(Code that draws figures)
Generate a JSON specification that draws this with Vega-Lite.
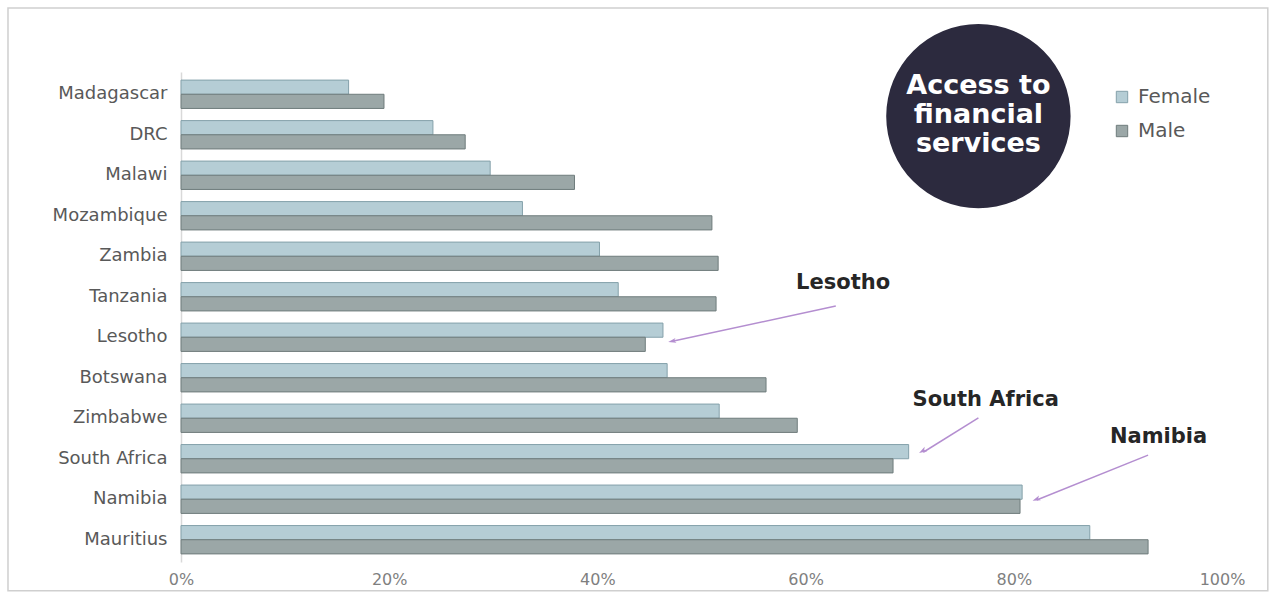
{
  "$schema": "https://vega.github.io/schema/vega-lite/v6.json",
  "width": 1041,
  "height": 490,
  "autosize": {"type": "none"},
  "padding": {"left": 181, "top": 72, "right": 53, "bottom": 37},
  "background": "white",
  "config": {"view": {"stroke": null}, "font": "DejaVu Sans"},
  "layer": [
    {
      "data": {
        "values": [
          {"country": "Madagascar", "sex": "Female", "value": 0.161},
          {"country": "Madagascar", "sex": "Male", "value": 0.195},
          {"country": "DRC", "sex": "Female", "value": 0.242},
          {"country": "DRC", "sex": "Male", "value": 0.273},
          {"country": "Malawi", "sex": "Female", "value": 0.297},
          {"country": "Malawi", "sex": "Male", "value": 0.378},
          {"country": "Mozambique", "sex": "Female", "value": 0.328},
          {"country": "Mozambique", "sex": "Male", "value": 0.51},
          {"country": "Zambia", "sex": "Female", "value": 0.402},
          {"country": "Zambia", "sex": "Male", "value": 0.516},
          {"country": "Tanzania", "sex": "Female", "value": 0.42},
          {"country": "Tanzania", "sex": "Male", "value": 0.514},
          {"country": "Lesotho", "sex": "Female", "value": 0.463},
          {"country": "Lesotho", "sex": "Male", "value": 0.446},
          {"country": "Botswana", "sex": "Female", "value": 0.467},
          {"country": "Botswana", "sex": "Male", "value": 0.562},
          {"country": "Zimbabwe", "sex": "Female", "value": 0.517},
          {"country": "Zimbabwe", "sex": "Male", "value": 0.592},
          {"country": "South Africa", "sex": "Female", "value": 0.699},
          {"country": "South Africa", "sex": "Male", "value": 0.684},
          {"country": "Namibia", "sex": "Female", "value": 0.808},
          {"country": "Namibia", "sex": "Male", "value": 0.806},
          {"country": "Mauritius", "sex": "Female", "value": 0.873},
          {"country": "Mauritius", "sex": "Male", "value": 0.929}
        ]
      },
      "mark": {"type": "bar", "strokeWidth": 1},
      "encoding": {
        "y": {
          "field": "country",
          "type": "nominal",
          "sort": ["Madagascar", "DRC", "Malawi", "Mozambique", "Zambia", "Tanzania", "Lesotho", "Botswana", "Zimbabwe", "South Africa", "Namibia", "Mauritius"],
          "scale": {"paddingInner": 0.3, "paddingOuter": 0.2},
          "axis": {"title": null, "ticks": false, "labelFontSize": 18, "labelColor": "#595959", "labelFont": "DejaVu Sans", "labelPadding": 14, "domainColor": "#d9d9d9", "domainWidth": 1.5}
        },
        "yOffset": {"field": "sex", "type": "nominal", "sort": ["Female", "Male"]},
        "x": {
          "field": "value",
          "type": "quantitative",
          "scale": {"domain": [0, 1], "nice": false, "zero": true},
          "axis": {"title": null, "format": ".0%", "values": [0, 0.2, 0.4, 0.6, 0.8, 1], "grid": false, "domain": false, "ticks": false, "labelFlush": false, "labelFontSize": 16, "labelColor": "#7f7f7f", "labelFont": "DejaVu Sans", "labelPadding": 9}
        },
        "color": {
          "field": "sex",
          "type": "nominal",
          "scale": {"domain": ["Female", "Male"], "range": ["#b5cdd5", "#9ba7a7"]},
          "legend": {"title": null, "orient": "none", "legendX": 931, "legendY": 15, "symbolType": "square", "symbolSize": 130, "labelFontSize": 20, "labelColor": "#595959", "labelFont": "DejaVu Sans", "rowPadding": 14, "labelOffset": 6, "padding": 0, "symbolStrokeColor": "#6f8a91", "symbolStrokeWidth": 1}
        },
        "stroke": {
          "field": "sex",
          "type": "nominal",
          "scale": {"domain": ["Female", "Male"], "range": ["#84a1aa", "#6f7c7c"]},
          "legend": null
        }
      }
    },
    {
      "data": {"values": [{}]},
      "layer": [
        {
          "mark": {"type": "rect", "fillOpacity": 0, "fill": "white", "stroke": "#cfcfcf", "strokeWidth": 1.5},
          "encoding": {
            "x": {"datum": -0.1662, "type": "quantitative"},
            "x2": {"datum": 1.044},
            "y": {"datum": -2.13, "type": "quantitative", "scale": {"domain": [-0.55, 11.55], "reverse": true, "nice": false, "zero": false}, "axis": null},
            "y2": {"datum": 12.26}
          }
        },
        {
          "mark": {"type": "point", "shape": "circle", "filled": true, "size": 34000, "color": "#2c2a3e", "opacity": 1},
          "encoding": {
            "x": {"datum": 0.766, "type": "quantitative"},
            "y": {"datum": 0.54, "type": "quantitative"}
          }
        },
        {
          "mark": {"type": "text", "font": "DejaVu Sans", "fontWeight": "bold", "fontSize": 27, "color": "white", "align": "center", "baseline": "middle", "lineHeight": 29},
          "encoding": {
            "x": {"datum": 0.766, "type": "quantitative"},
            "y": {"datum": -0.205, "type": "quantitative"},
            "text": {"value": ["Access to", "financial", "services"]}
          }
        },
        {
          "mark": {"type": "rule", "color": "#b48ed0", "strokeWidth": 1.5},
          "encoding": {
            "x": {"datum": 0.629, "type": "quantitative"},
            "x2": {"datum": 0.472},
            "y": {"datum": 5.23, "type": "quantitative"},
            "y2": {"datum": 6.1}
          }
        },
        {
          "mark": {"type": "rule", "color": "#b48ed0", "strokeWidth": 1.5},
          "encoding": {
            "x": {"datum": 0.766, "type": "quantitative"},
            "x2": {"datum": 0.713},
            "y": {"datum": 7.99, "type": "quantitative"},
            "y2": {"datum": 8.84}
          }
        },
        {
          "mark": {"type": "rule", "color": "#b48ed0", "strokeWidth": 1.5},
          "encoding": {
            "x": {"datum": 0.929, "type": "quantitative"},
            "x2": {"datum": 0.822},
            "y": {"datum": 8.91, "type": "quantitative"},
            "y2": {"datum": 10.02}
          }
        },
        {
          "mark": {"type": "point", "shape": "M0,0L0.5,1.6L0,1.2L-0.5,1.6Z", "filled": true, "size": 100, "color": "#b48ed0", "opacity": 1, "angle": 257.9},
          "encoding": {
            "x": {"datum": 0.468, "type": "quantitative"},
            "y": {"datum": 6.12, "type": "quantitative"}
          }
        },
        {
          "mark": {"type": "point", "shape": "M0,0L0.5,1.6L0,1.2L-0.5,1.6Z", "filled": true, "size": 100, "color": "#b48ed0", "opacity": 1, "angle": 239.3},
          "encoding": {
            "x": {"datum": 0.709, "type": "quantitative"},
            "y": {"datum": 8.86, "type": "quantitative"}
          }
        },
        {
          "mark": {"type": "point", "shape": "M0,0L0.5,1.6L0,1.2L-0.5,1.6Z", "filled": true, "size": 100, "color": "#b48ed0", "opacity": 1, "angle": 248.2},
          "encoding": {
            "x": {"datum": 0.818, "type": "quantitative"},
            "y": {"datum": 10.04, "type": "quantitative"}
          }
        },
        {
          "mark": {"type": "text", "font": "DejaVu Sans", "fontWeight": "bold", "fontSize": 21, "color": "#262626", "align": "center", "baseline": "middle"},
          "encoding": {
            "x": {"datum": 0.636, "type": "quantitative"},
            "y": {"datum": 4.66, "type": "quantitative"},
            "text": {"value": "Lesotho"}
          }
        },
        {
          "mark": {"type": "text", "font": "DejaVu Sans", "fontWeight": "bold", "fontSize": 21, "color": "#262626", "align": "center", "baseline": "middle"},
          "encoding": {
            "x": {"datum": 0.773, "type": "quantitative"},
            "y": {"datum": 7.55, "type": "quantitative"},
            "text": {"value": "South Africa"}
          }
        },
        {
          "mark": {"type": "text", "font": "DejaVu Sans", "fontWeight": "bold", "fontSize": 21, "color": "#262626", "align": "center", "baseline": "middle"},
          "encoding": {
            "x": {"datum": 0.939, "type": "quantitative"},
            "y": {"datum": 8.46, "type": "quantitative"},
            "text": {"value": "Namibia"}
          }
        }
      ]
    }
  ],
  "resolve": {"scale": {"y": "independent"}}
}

* * *

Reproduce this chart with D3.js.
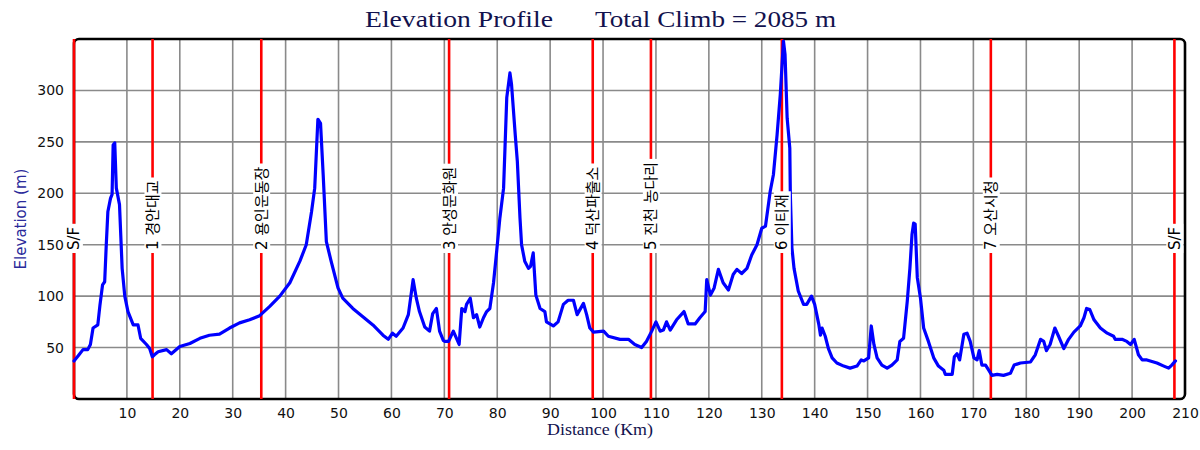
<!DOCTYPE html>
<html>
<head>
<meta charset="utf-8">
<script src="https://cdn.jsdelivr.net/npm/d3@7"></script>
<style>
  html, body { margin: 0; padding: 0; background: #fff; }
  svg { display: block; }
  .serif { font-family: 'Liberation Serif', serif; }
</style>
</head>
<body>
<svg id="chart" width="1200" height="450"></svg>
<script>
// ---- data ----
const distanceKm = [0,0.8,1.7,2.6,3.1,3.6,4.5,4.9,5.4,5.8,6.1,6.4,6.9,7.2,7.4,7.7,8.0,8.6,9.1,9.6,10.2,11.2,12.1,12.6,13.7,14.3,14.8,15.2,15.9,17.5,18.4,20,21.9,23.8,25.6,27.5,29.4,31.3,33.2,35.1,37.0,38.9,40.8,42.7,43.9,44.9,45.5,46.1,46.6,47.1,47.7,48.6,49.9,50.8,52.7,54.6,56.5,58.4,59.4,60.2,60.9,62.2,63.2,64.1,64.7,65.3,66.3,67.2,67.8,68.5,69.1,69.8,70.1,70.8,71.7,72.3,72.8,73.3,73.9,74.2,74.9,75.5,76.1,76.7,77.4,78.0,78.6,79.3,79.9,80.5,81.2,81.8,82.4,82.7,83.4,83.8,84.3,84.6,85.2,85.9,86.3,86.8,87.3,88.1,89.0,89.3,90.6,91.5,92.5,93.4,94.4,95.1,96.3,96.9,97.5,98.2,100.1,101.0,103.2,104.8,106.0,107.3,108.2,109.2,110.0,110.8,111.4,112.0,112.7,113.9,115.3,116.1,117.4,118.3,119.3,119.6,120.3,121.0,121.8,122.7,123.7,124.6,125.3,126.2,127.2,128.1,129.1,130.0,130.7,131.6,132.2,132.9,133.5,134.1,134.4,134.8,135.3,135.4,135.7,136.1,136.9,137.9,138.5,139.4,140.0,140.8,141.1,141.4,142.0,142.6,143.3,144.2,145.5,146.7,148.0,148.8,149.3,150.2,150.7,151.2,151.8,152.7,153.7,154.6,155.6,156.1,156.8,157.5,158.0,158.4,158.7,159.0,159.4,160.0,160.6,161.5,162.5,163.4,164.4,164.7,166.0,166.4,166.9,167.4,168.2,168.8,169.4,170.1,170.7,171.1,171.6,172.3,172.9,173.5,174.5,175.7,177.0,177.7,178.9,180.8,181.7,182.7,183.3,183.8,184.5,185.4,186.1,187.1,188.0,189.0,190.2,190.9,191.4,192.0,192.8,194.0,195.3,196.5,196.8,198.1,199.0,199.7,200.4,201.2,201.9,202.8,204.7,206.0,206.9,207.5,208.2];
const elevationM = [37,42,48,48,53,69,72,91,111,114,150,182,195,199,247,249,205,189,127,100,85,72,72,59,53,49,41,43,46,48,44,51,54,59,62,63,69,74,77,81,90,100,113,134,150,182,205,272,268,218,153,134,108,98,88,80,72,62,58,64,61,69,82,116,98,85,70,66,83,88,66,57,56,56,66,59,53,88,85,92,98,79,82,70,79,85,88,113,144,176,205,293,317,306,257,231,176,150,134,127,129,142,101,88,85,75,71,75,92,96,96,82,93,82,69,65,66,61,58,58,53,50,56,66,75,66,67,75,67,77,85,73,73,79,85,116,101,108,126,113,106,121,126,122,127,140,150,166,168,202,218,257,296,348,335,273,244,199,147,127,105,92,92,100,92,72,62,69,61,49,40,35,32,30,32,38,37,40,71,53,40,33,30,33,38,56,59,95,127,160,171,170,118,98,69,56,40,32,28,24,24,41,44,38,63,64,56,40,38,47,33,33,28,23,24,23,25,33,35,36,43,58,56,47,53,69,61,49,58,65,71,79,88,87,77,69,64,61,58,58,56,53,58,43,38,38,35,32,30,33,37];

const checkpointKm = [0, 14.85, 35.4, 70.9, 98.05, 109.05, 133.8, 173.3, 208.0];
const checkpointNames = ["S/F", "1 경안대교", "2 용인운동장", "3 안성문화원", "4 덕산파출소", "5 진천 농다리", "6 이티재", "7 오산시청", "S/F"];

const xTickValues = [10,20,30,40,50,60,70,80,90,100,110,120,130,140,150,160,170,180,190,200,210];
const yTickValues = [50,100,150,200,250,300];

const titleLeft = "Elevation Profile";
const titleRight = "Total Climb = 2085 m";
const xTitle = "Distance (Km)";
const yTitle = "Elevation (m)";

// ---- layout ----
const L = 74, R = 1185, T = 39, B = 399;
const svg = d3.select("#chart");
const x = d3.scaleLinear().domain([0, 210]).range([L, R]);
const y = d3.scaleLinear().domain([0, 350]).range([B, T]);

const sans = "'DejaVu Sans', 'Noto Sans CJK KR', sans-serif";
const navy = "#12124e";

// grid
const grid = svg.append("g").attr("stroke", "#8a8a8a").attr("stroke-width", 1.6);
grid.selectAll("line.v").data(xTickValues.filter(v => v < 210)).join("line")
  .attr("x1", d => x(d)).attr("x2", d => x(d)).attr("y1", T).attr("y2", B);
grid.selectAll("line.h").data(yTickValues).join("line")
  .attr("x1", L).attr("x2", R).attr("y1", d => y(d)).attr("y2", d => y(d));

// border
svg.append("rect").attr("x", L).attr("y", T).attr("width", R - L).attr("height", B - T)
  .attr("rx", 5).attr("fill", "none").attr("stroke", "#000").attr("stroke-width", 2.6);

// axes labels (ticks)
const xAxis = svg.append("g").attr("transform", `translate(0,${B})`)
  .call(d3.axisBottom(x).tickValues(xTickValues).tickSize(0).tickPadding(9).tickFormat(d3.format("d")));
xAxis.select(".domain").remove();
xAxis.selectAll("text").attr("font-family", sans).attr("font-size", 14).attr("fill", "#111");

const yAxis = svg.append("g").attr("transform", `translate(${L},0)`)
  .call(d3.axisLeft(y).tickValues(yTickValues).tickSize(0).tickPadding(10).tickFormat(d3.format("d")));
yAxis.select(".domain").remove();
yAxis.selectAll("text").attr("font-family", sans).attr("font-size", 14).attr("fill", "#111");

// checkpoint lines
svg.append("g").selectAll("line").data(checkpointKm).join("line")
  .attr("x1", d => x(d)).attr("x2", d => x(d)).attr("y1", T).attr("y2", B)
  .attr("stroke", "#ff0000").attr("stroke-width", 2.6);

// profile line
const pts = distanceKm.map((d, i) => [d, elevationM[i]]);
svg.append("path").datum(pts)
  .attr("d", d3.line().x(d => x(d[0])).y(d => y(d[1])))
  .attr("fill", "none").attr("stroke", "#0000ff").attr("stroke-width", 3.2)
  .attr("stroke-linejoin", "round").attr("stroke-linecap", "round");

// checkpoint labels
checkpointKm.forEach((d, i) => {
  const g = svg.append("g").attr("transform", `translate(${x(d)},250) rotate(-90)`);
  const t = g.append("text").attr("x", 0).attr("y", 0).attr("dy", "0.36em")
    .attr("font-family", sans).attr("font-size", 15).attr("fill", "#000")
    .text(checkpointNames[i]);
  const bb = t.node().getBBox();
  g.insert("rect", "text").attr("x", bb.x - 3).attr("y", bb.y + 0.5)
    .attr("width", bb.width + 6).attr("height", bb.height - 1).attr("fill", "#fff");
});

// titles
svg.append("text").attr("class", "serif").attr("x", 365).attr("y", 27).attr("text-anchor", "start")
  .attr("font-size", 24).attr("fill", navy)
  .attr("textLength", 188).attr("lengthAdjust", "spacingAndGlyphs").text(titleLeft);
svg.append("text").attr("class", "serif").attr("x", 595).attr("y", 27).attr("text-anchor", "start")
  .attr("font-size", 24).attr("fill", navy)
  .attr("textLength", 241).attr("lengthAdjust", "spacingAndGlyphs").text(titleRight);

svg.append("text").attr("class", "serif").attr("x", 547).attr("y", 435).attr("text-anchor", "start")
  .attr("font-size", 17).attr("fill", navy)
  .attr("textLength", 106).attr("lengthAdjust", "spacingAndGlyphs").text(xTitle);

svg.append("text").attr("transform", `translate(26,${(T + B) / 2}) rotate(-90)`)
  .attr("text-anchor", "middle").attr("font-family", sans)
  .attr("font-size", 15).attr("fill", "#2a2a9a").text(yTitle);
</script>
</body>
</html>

• **YOUR GOAL**: Copy all lines from the entries that contain the word "chart".

• **THE SOLUTION**:
Reproduce this chart with D3.js.
<svg id="chart" width="1200" height="450"></svg>
const svg = d3.select("#chart");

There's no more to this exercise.